Although the Bank of England’s Monetary Policy Committee has decided not to follow the US Federal Reserve in cutting interest rates, uncertain UK savers could still take the hit. With inflation sitting at 1.9% and the current bank base rate at 0.75%, continuing uncertainty will mean Brits’ hard-earned savings are going to start depreciating in value even quicker.
The potential of a slash to interest rates continues to hang ominously over our heads, with the result of the next announcement in November still uncertain. Should the UK find itself leaving the EU without a deal, the Bank of England may decide to cut the bank rate in an attempt to give a short-term boost to the economy by getting people spending again.
One increasingly popular option for some individuals is to invest in peer-to-peer (P2P) lending – providing they are happy to put their money at risk. Most P2P lenders, such as Growth Street, don’t tie their interest rates to the Bank of England base rate, so a change will not have an automatic effect on the potential return. However, it’s worth remembering that when investing in P2P lending, money won’t be protected by the Financial Services Compensation Scheme.
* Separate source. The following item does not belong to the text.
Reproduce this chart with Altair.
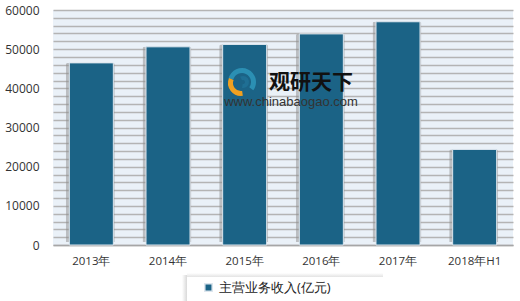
import altair as alt
import pandas as pd

categories = ["2013年", "2014年", "2015年", "2016年", "2017年", "2018年H1"]
values = [46500, 50600, 51200, 53900, 57000, 24400]
series_name = "主营业务收入(亿元)"
y_ticks = list(range(0, 60001, 2000))
wm_texts = ["观研天下", "www.chinabaogao.com"]

df = pd.DataFrame({"cat": categories, "val": values, "series": [series_name] * len(categories)})

FONT = "Open Sans"
x_scale = alt.Scale(paddingInner=0.43, paddingOuter=0.215)
y_scale = alt.Scale(domain=[0, 60000], nice=False)

x_enc = alt.X("cat:N", sort=categories, title=None, scale=x_scale,
              axis=alt.Axis(labelAngle=0, labelFont=FONT, labelFontSize=11.5, labelColor="#333333",
                            labelPadding=10, ticks=False, domainColor="#a6a6a6", domainWidth=1.5))
y_enc = alt.Y("val:Q", scale=y_scale, title=None,
              axis=alt.Axis(values=y_ticks, labelExpr="datum.value % 10000 == 0 ? datum.label : ''",
                            format="d", labelFont=FONT, labelFontSize=12, labelColor="#333333",
                            labelPadding=14, ticks=False, domain=False, labelOverlap=False,
                            gridColor="#b4b4b4", gridWidth=1.5))

shadow = alt.Chart(df).mark_bar(color="#8c8c8c", opacity=0.5, size=49, xOffset=-1, yOffset=-3,
                                cornerRadius=2).encode(x=x_enc, y=y_enc)

bars = alt.Chart(df).mark_bar(size=44, stroke="#dde6ee", strokeWidth=1).encode(
    x=x_enc,
    y=y_enc,
    color=alt.Color("series:N", scale=alt.Scale(range=["#1b6386"]),
                    legend=alt.Legend(title=None, orient="none", legendX=142, legendY=264,
                                      symbolType="square", symbolSize=55,
                                      labelFont=FONT, labelFontSize=13, labelColor="#222222",
                                      padding=7, symbolOffset=0, labelLimit=300)),
)

wm = pd.DataFrame({"t": wm_texts})
wm_text1 = alt.Chart(wm.iloc[[0]]).mark_text(font="Noto Sans CJK SC", fontSize=21, fontWeight="bold",
                                               color="#111111", align="center", baseline="middle").encode(
    x=alt.value(258), y=alt.value(73), text="t:N",
)
wm_text2 = alt.Chart(wm.iloc[[1]]).mark_text(font="Liberation Sans", fontSize=13,
                                               color="#333333", align="center", baseline="middle").encode(
    x=alt.value(238), y=alt.value(92), text="t:N",
)

# watermark logo (decorative)
logo_teal = alt.Chart(wm.iloc[[0]]).mark_arc(innerRadius=9, outerRadius=14, color="#2b8fb3").encode(
    x=alt.value(189), y=alt.value(72), theta=alt.value(-1.3), theta2=alt.value(2.2))
logo_orange = alt.Chart(wm.iloc[[0]]).mark_arc(innerRadius=8, outerRadius=13, color="#f0a020").encode(
    x=alt.value(188), y=alt.value(73), theta=alt.value(3.0), theta2=alt.value(5.1))
logo_inner = alt.Chart(wm.iloc[[0]]).mark_arc(innerRadius=2, outerRadius=6, color="#1f6f94").encode(
    x=alt.value(190), y=alt.value(72), theta=alt.value(-0.5), theta2=alt.value(3.3))

# legend box shadow (decorative)
leg_shadow_left = alt.Chart(wm.iloc[[0]]).mark_rect(
    color=alt.Gradient(gradient="linear", x1=0, x2=1, y1=0, y2=0,
                       stops=[alt.GradientStop(color="#ffffff", offset=0),
                              alt.GradientStop(color="#d9d9d9", offset=1)])).encode(
    x=alt.value(129), x2=alt.value(134), y=alt.value(265), y2=alt.value(291))
leg_shadow_top = alt.Chart(wm.iloc[[0]]).mark_rect(
    color=alt.Gradient(gradient="linear", x1=0, x2=0, y1=0, y2=1,
                       stops=[alt.GradientStop(color="#ffffff", offset=0),
                              alt.GradientStop(color="#e3e3e3", offset=1)])).encode(
    x=alt.value(134), x2=alt.value(330), y=alt.value(263), y2=alt.value(267))

chart = alt.layer(shadow, bars, wm_text1, wm_text2, logo_teal, logo_orange, logo_inner,
                  leg_shadow_left, leg_shadow_top).properties(
    width=460, height=235,
    padding={"left": 53, "top": 10, "right": 7, "bottom": 56},
    autosize=alt.AutoSizeParams(type="none"),
).configure(background="white").configure_view(fill="#eaf1f8", stroke=None)

chart.save("out.html", embed_options={"renderer": "svg", "actions": False})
At Growth Street, we’ve already seen £62.8m invested onto our P2P platform since we launched five years ago.
Greg Carter, Growth Street CEO said:
“The Bank of England rates, though holding for now, still don’t paint a positive picture for UK savers. They remain well below levels of inflation and are still likely to drop further as uncertainty around Brexit and broader political shifts continue to destabilise the economy”
“Interest rates have long sat at rock-bottom, and we’ve seen many individuals choose to put their hard-earned money to work in P2P lending platforms like Growth Street instead.”
“We’re happy to have so many people on board at Growth Street – not only as a way to potentially earn a good return, but also because the money they invest goes to support the growth of SMEs in communities across the country.”